Comment conciliez-vous votre carrière et votre vie de femme (de famille.)?
Ce n’est pas facile de gérer les trois, mon travail, Culturefemme et ma vie de famille, mais en essayant de m’organiser au mieux, j’y arrive. Quand il s’agit d’être avec les enfants, je suis avec eux et quand il s’agit d’assurer la direction éditoriale de Culturefemme, j’essaye de me déconnecter des autres contingences.
Êtes-vous en contact avec d’autres femmes noires dans les médias. En réseau formel ou informel?
Un des soucis de la communauté noire en France est celui de l’inter-communication et de la mise en synergies de certaines forces. Pour parler sans langue de bois, pour l’instant, chacun fait sa petite affaire dans son coin. Je l’ai bien constaté dans le monde de la presse, c’est un peu la même chose sur Internet. Or, qu’il s’agisse de l’un ou l’autre, face aux annonceurs (qui connaissent bien notre principale faiblesse, le besoin crucial d’argent et donc peuvent en jouer), la presse dite ethnique, de quelque support qu’elle soit, gagnerait plus à s’unir, pour peser plus.
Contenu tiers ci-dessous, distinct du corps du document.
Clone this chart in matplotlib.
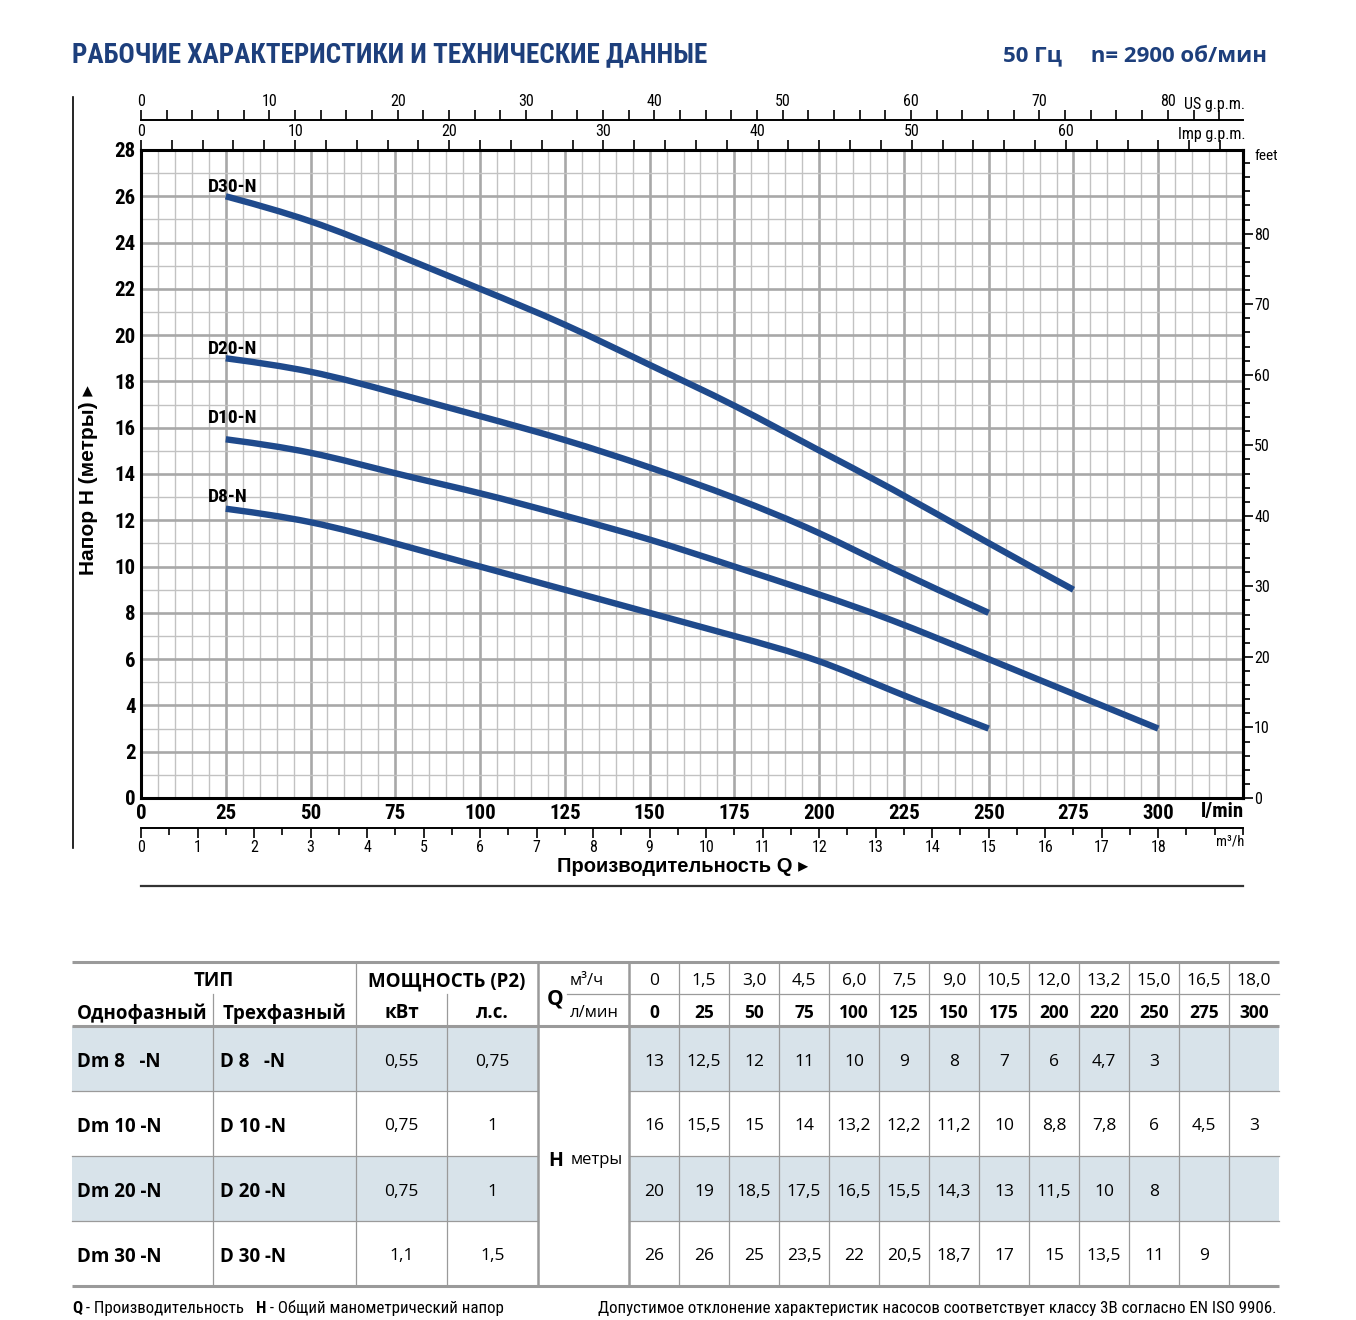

Savez-vous si vous êtes lu en Afrique?
Le problème avec un support axé essentiellement sur Internet est qu’il sera plus consommé là où le gens ont un accès facile à cet univers. 70% de nos visiteurs viennent de France et ensuite de Belgique, Canada, Etats-Unis, Suisse. On aimerait bien sûr avoir plus de visiteurs en provenance d’Afrique, mais on sait que ce n’est pas qu’ils ne veulent pas, c’est souvent un problème de moyens. Quand on va sur le Web via un cybercafé de Douala, en général c’est pour un problème précis, difficile dans ce cas de passer trente minutes sur un site, aussi intéressant soit-il. J’espère que le satellite Rascom-Qaf 1 lancé décembre dernier, va apporter un peu de changement dans l’accès à Internet pour les populations du continent. En Afrique, aussi surprenants que cela soit, les pays qui arrivent en tête de nos visiteurs sont ceux du Maghreb, Maroc, Tunisie et Algérie notamment. En Afrique noire, on a le Sénégal, Côte d’Ivoire, Cameroun. mais ça reste des petits pourcentages.